*DATA SHOWN*:

########################################

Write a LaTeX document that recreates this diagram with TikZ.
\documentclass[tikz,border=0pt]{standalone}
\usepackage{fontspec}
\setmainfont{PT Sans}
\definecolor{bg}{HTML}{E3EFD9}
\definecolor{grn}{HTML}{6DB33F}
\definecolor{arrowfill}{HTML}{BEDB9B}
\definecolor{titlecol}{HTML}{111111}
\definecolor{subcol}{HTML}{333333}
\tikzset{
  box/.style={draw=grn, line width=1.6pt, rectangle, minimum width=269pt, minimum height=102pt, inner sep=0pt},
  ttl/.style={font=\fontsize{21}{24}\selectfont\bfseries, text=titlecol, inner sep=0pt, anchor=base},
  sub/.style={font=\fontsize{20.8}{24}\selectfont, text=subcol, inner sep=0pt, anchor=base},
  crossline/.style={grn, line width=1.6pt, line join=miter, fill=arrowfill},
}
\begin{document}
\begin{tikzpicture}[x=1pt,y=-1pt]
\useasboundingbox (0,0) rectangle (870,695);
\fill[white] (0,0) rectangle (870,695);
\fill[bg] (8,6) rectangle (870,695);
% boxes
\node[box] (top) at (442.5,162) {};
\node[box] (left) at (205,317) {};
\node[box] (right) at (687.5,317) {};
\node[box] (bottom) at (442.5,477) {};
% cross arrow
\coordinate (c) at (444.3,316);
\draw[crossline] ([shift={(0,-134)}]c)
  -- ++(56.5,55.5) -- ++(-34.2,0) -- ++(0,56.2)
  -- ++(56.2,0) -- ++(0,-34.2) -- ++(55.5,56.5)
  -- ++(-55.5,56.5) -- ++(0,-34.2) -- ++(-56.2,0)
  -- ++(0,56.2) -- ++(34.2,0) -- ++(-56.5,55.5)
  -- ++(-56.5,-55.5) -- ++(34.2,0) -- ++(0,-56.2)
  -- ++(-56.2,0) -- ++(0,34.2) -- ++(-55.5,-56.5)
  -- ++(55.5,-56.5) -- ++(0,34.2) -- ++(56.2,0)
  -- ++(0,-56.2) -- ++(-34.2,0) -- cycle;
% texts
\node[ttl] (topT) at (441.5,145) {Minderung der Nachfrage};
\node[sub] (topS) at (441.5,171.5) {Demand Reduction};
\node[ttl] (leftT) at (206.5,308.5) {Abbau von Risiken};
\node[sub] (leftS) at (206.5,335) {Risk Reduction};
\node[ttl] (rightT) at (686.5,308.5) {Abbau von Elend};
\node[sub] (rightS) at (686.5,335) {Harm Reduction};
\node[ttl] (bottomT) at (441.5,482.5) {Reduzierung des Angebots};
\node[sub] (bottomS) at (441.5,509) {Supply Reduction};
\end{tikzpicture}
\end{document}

########################################

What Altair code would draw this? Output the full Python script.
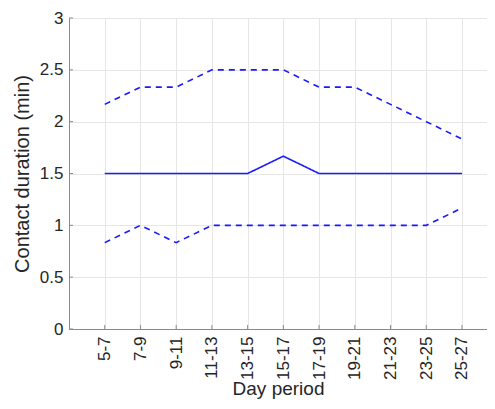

########################################

*WORK REQUIRED*: Within the listing above, copy each line that has the string "this".

*SOLUTION*:
Write a LaTeX document that recreates this diagram with TikZ.
What Altair code would draw this? Output the full Python script.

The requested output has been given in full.